Quantification of Interactions Between Viruses and Their Defective Interfering Particles

Thursday, October 20, 2011: 12:50 PM
L100 J (Minneapolis Convention Center)
Fulya Akpinar, Chemical and Biological Engineering, University of Wisconsin-Madison, Madison, WI and John Yin, Chemical and Biological Engineering, University of Wisconsin - Madison, Madison, WI

When a virus infects a susceptible host cell, it hijacks the cell’s biosynthetic machinery and resources to produce progeny virus. Infected cells may also produce virus-like particles that carry genetic material but are unable to further infect cells.  One class of such virus-like particles are defective interfering particles (DIPs), which carry a defective viral genome that renders them unable to reproduce in living cells.  However, when DIPs co-infect a cell with viable virus, they can interfere with virus production.
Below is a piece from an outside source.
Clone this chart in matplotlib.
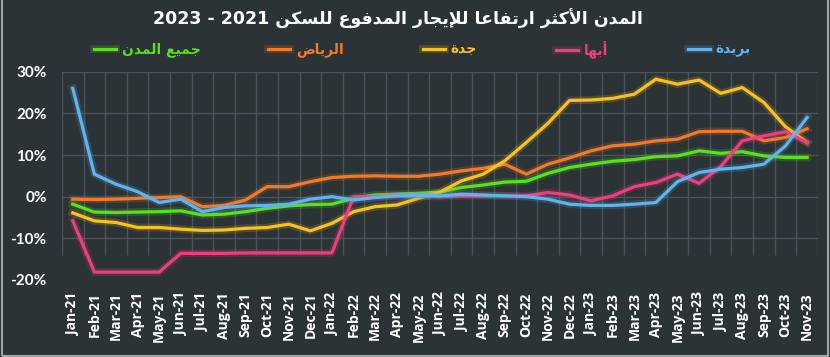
import matplotlib
matplotlib.use("Agg")
import matplotlib.pyplot as plt
import matplotlib.patheffects as pe
import numpy as np
import pandas as pd

# month labels Jan-21 .. Nov-23
months = list(pd.date_range("2021-01-01", periods=35, freq="MS").strftime("%b-%y"))

# yearly change of paid housing rent, %
buraydah = [26.0, 5.4, 3.0, 1.2, -1.4, -0.6, -3.6, -2.6, -2.2, -2.1,
            -1.8, -0.6, 0.0, -0.8, -0.2, 0.2, 0.3, 0.2, 0.6, 0.4,
            0.2, 0.0, -0.6, -1.8, -2.1, -2.1, -1.8, -1.4, 3.6, 5.8,
            6.6, 7.0, 7.8, 12.2, 19.0]
abha = [-5.8, -18.1, -18.1, -18.1, -18.1, -13.6, -13.6, -13.6, -13.5, -13.5,
        -13.5, -13.5, -13.5, 0.0, 0.0, 0.2, 0.2, 0.0, 0.2, 0.2,
        0.2, 0.2, 1.0, 0.4, -1.0, 0.2, 2.4, 3.4, 5.4, 3.2,
        7.2, 13.4, 14.6, 15.6, 13.0]
jeddah = [-3.9, -5.8, -6.2, -7.4, -7.4, -7.8, -8.1, -8.0, -7.6, -7.4,
          -6.6, -8.2, -6.4, -3.6, -2.4, -2.0, -0.4, 1.1, 3.8, 5.4,
          8.6, 13.0, 17.6, 23.1, 23.2, 23.6, 24.6, 28.2, 27.0, 28.0,
          24.8, 26.2, 22.6, 16.8, 13.0]
riyadh = [-0.6, -0.7, -0.6, -0.4, -0.2, 0.0, -2.4, -2.1, -0.8, 2.4,
          2.4, 3.6, 4.6, 4.9, 5.0, 4.9, 4.9, 5.4, 6.2, 6.8,
          7.8, 5.4, 7.8, 9.3, 11.0, 12.2, 12.6, 13.4, 13.8, 15.6,
          15.7, 15.7, 13.4, 14.2, 16.3]
all_cities = [-1.8, -3.7, -3.8, -3.7, -3.6, -3.4, -4.4, -4.2, -3.6, -2.8,
              -2.2, -1.9, -1.8, -0.4, 0.4, 0.6, 0.8, 1.1, 2.2, 2.8,
              3.5, 3.7, 5.6, 7.0, 7.8, 8.5, 8.9, 9.6, 9.8, 11.0,
              10.4, 10.8, 9.8, 9.4, 9.4]

title_ar = "المدن الأكثر ارتفاعا للإيجار المدفوع للسكن"
title_years = "2023 - 2021"
names = ["جميع المدن", "الرياض", "جدة", "أبها", "بريدة"]
colors = ["#58e11c", "#f27a27", "#f8c11f", "#ef3e7f", "#5fb4ef"]
yticks = [-20, -10, 0, 10, 20, 30]

BG = "#2c3337"


# --- small arabic shaper (matplotlib has no RTL shaping) ---
def _f(code, dual=True):
    return (code, code + 1, code + 2, code + 3) if dual else (code, code + 1, None, None)

AR = {
    "ء": (0xFE80, None, None, None),
    "آ": _f(0xFE81, False), "أ": _f(0xFE83, False), "ؤ": _f(0xFE85, False),
    "إ": _f(0xFE87, False), "ئ": _f(0xFE89), "ا": _f(0xFE8D, False),
    "ب": _f(0xFE8F), "ة": _f(0xFE93, False), "ت": _f(0xFE95), "ث": _f(0xFE99),
    "ج": _f(0xFE9D), "ح": _f(0xFEA1), "خ": _f(0xFEA5), "د": _f(0xFEA9, False),
    "ذ": _f(0xFEAB, False), "ر": _f(0xFEAD, False), "ز": _f(0xFEAF, False),
    "س": _f(0xFEB1), "ش": _f(0xFEB5), "ص": _f(0xFEB9), "ض": _f(0xFEBD),
    "ط": _f(0xFEC1), "ظ": _f(0xFEC5), "ع": _f(0xFEC9), "غ": _f(0xFECD),
    "ف": _f(0xFED1), "ق": _f(0xFED5), "ك": _f(0xFED9), "ل": _f(0xFEDD),
    "م": _f(0xFEE1), "ن": _f(0xFEE5), "ه": _f(0xFEE9), "و": _f(0xFEED, False),
    "ى": _f(0xFEEF, False), "ي": _f(0xFEF1),
}
LAM_ALEF = {"آ": 0xFEF5, "أ": 0xFEF7, "إ": 0xFEF9, "ا": 0xFEFB}


def shape_word(w):
    toks = []
    i = 0
    while i < len(w):
        if w[i] == "ل" and i + 1 < len(w) and w[i + 1] in LAM_ALEF:
            toks.append(("LA", w[i + 1]))
            i += 2
        else:
            toks.append((w[i], None))
            i += 1

    def joins_next(t):
        return t[0] in AR and AR[t[0]][2] is not None

    def joins(t):
        return t[0] == "LA" or (t[0] in AR and AR[t[0]][1] is not None)

    out = []
    for k, t in enumerate(toks):
        prev = k > 0 and joins_next(toks[k - 1]) and joins(t)
        nxt = k + 1 < len(toks) and joins_next(t) and joins(toks[k + 1])
        if t[0] == "LA":
            out.append(chr(LAM_ALEF[t[1]] + (1 if prev else 0)))
        elif t[0] in AR:
            f = AR[t[0]]
            if prev and nxt:
                c = f[3]
            elif prev:
                c = f[1]
            elif nxt:
                c = f[2]
            else:
                c = f[0]
            out.append(chr(c))
        else:
            out.append(t[0])
    return "".join(out)


def ar(text):
    return " ".join(shape_word(w)[::-1] for w in text.split(" ")[::-1])


fig = plt.figure(figsize=(8.3, 3.57), dpi=100, facecolor=BG)
ax = fig.add_axes([0.0747, 0.2157, 0.9107, 0.5835])
ax.set_facecolor(BG)

x = np.arange(len(months))
series = [all_cities, riyadh, jeddah, abha, buraydah]
lines = []
for vals, name, col in zip(series, names, colors):
    ln, = ax.plot(x, vals, color=col, lw=2.3, label=ar(name), solid_joinstyle="round",
                  path_effects=[pe.Stroke(linewidth=5.5, foreground=col, alpha=0.18), pe.Normal()])
    lines.append(ln)

ax.set_xlim(-0.5, len(months) - 0.5)
ax.set_ylim(-20, 30)
ax.set_yticks(yticks)
ax.set_yticklabels([f"{v}%" for v in yticks])
ax.set_xticks(x)
ax.set_xticklabels(months, rotation=90)

grid_col = "#4a5357"
for v in yticks[1:]:
    ax.axhline(v, color=grid_col, lw=1, zorder=0)
ax.vlines(np.arange(-0.5, len(months)), -14, 30, color=grid_col, lw=1, zorder=0)

for s in ax.spines.values():
    s.set_visible(False)
ax.tick_params(length=0, colors="white")
ax.tick_params(axis="y", pad=11)
ax.tick_params(axis="x", pad=9)
for lab in ax.get_yticklabels():
    lab.set_fontfamily("Lato")
    lab.set_fontweight("bold")
    lab.set_fontsize(11)
for lab in ax.get_xticklabels():
    lab.set_fontfamily("Open Sans")
    lab.set_fontweight("bold")
    lab.set_fontsize(10)

fig.text(0.48, 0.948, title_years + " " + ar(title_ar), ha="center", va="center",
         color="white", fontsize=12.5, fontweight="bold", family="DejaVu Sans")

# legend entries, each placed where the reference has it (left edge in px)
leg_left = [94, 268, 423, 556, 688]
for ln, px in zip(lines, leg_left):
    leg = fig.legend(handles=[ln], loc="center left", bbox_to_anchor=(px / 830, 0.86),
                     frameon=False, handlelength=1.6, handletextpad=0.4, borderpad=0,
                     borderaxespad=0, labelcolor="linecolor",
                     prop={"family": "DejaVu Sans", "weight": "bold", "size": 10})

# light frame on the picture edge
fig.add_artist(plt.Rectangle((0.002, 0.004), 0.996, 1.2, transform=fig.transFigure,
                             fill=False, edgecolor="#9ea4a7", lw=1.5))

fig.savefig("out.png", dpi=100, facecolor=BG)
Their ability to interfere with or attenuate normal viral infections makes DIPs a useful tool to probe virus-cell interactions and potentially treat viral infections.  These features provide motivation to develop quantitative measures to better understand how DIP and virus particles interact.  As a model system, we study the behavior of vesicular stomatitis virus (VSV) and its DIPs when cultured on baby hamster kidney (BHK21) cells.  VSV is a negative-sense single-stranded RNA virus related to rabies, ebola and respiratory syncytial virus, but it is non-pathogenic to humans and it has served as a prototype for the study of virus-DIP interactions.  Here we show how measures of virus and virus-like particle counts and activity level can be integrated to gain insight into the mechanism of infection interference.  More broadly, our results show that non-infectious byproducts of infection can nevertheless have important consequences for the growth and spread of viruses.